21 Portraits of a Generation
This series of portraits was commissioned to accompany our February centerpiece, the documentary series The Loving Generation. But we think it stands on its own as a snapshot of a uniquely American demographic: Folks born to one black parent and one white parent in the years just before, and after, the Supreme Court’s 1967 Loving v. Virginia decision, which overturned all remaining statutes outlawing interracial marriage in the United States. (Between the 1970s and 1980s the number of black/white couples in the United States doubled in size.)
2017 saw a slew of events and stories commemorating the 50th anniversary of the SCOTUS decision, including accolades for the feature film Loving, which told the story of Mildred and Richard Loving, the interracial couple that sued the state of Virginia following their conviction for miscegenation (interracial marriage), which was considered illegal in the “Old Dominion” state. What many of the stories about Loving v. Virginia leave out, however, is what happened next, namely, the birth of generation of children born to interracial couples, a generation that is now squarely in, or about to enter, middle-age.
Topic’s documentary The Loving Generation trains its lens squarely on this generation, and some of the individuals who came of age in the wake of the progress made by civil rights activists fighting for the recognition of the full humanity of African-Americans. The series explores issues of identity and belonging, and outlines how this generation of Americans sought to identify themselves in a society that considered them simply black. (The United States Census Bureau did not allow for the designation of a biracial or multi-racial status until the very late 20th century.)

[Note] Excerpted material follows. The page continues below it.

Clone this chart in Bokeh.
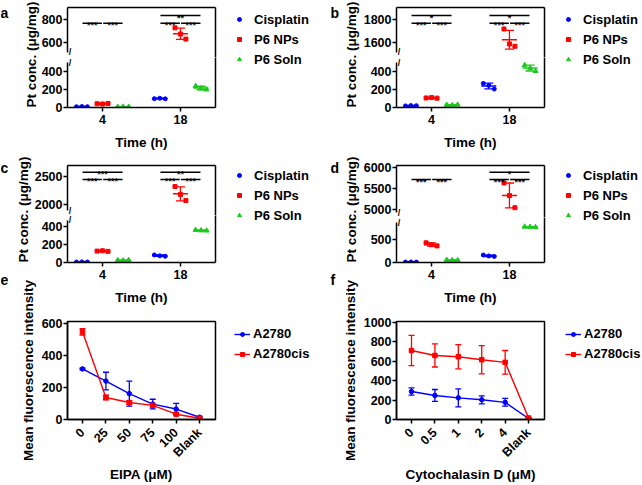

Jessica Green, a documentary film programmer and the daughter of Ernest Green, one of the Little Rock Nine, says that she identifies as a black-identified, mixed-race person but that she’s always checked black on the census. “I think there’s a certain amount of self-determination involved in all of this, and a certain amount of fluidity,” she explains. “I think it’s fairly healthy for mixed race people, for those identities to shift, you know, depending on different stages of life that they’re at and how their identity shifts and how they might explore their identity.”
Nicholas Jones is a member of that generation, and works as the director and senior advisor of race and ethnic research and outreach in the Bureau’s Population Division. Jones says that, based on research he and his colleagues have done, the children of black/white unions born after 1985 are much more likely to self-identify as black and white, or multi-racial, than those born before. “I think the 2000 Census was really a watershed moment in data and discussions about race and multi-racial identity,” he says. “People are much more comfortable in talking about this [and] I think that all goes in the context of how we might find and expect that people are more readily identifying as multi-racial now, than they were, even in my generation growing up.”
Though exploring one’s biracial identity can be complicated, especially in adolescence and young adulthood, most folks wouldn’t want it any other way. “I do consider myself and am very happy to be biracial,” says Ruby Lawrence, a waitress in New York, where she was also born and raised. “It means I am my parents’ child and the product of two families that looked beyond race and religion—Jewish and Catholic—and just saw the people they loved in love. I feel a responsibility to that. It is also part of the reason I will not tolerate being put in a category or box just to make other people comfortable. I will not have my life experience stifled by the unwritten rules of race, class or gender.”